Like a modern day twist on the old game of dares, Neknominate requires the first ‘player’ to post an online video of themselves downing a pint of beer or other alcoholic drink, then name other players they dare to do the likewise. Under the game rules, nominees must rise to the challenge, uploading their own booze-chugging video within 24 hours or be publicly vilified on social media.
As with any game combining alcohol and ‘one-upmanship’, Neknominate rapidly reached fever proportions. Fuelled by social media infamy at internet speed, the world watched as participants exchanged beer bottles for hard liquor.
In a game of ever-increasing odds, players replaced bad-taste and larrikin behaviour (eg drinking alcohol from a toilet and eating alcohol-laced dog-food) for death-defying stunts, including downing a bottle of vodka while riding a motorbike without a helmet!
With YouTube videos of drinking stunts racking up hundreds of thousands of hits, the social media spin-off for notoriety-thirsty participants drove the stakes ever higher.
In February this year, Neknominate was linked to the deaths of five young men in Ireland and the UK, as well as to increasingly outrageous and dangerous behaviour. Fatalities occurred due to alcohol poisoning and alcohol-related accidents including a drowning.
Responding to public pressure, the original creator of the Facebook game-site claimed he would call it quits.
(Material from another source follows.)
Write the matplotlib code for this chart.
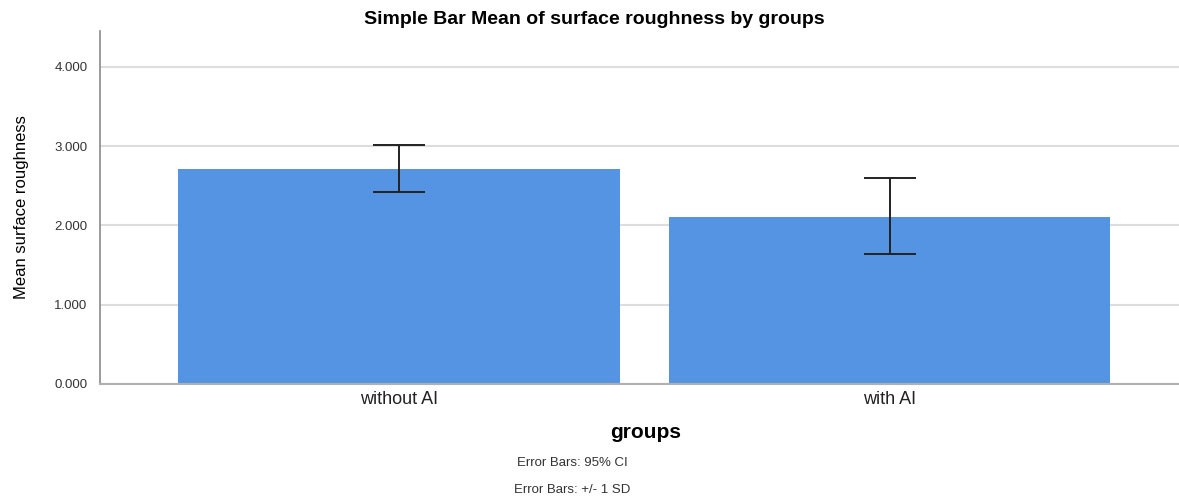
import numpy as np
import matplotlib as mpl
mpl.use("Agg")
import matplotlib.pyplot as plt

mpl.rcParams.update({
    "font.family": "sans-serif",
    "font.sans-serif": ["Liberation Sans", "DejaVu Sans"],
})

# data
groups = ["without AI", "with AI"]
means = [2.71, 2.11]
err_low = [2.42, 1.64]
err_high = [3.01, 2.60]
yticks = [0, 1, 2, 3, 4]

bar_color = "#5594e2"

fig = plt.figure(figsize=(11.79, 5.0), dpi=100)
ax = fig.add_axes([100 / 1179, 1 - 384 / 500, 1 - 100 / 1179, (384 - 31) / 500])

x = np.arange(len(groups))
means = np.array(means)
yerr = np.vstack([means - np.array(err_low), np.array(err_high) - means])

ax.bar(x, means, width=0.9, color=bar_color, zorder=2)
ax.errorbar(x, means, yerr=yerr, fmt="none", ecolor="#222222",
            elinewidth=1.4, capsize=19, capthick=1.4, zorder=3)

ax.set_xlim(-0.61, 1.59)
ax.set_ylim(0, 4.45)
ax.set_yticks(yticks)
ax.set_yticklabels([f"{v:.3f}" for v in yticks])
ax.set_xticks(x)
ax.set_xticklabels(groups)

ax.grid(axis="y", color="#dddddd", lw=1.5, zorder=0)
ax.set_axisbelow(True)
for s in ["top", "right"]:
    ax.spines[s].set_visible(False)
ax.spines["left"].set_color("#8a8a8a")
ax.spines["bottom"].set_color("#b0b0b0")
ax.spines["left"].set_linewidth(1.2)
ax.spines["bottom"].set_linewidth(1.5)

ax.tick_params(axis="y", length=0, pad=9, labelsize=9.5, labelcolor="#333333")
ax.tick_params(axis="x", length=0, pad=5, labelsize=13, labelcolor="#222222")

ax.set_ylabel("Mean surface roughness", fontsize=12)
ax.yaxis.set_label_coords(-0.066, 0.5)

fig.text(594 / 1179, 1 - 19 / 500, "Simple Bar Mean of surface roughness by groups",
         ha="center", va="center", fontsize=14, fontweight="bold")
fig.text(646 / 1179, 1 - 433 / 500, "groups", ha="center", va="center",
         fontsize=15, fontweight="bold")
fig.text(572 / 1179, 1 - 463 / 500, "Error Bars: 95% CI", ha="center",
         va="center", fontsize=9.5, color="#333333")
fig.text(572 / 1179, 1 - 490 / 500, "Error Bars: +/- 1 SD", ha="center",
         va="center", fontsize=9.5, color="#333333")

fig.savefig("out.png", dpi=100)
A site still exists on Facebook, as do hundreds of thousands of links to YouTube videos and related commentary across the internet.
This is despite statements by Facebook and YouTube representatives that their organisations do not support content that is directly harmful to people.
Meanwhile, a massive mainstream media outcry has done nothing to stymie the flow of dangerous alcohol- and fame- fuelled social media stuntery.
Game-changer on the cards
Hoping to put the genie back in the bottle, Australian police are now collecting video footage posted on social media sites to use as evidence of crimes being committed.
Based on video evidence from Facebook and YouTube, Western Australian police have charged a man with trespass, committing an indecent act and causing criminal damage. The young man apparently broke into a gym and committed the offences while following instructions as part of an online drinking game.
In another case, police in Victoria are investigating an incident involving video of a young man drinking and then being driven around in the boot of a car. The driver of the car is likely to face charges.
But probably the best back-spin in this particular game is a choice being made by young people in other parts of the globe. Groups of South African and Canadian youths nominated to participate in Neknominate have instead chosen to perform random acts of kindness. Let’s hope their Aussie counterparts decide to follow suit.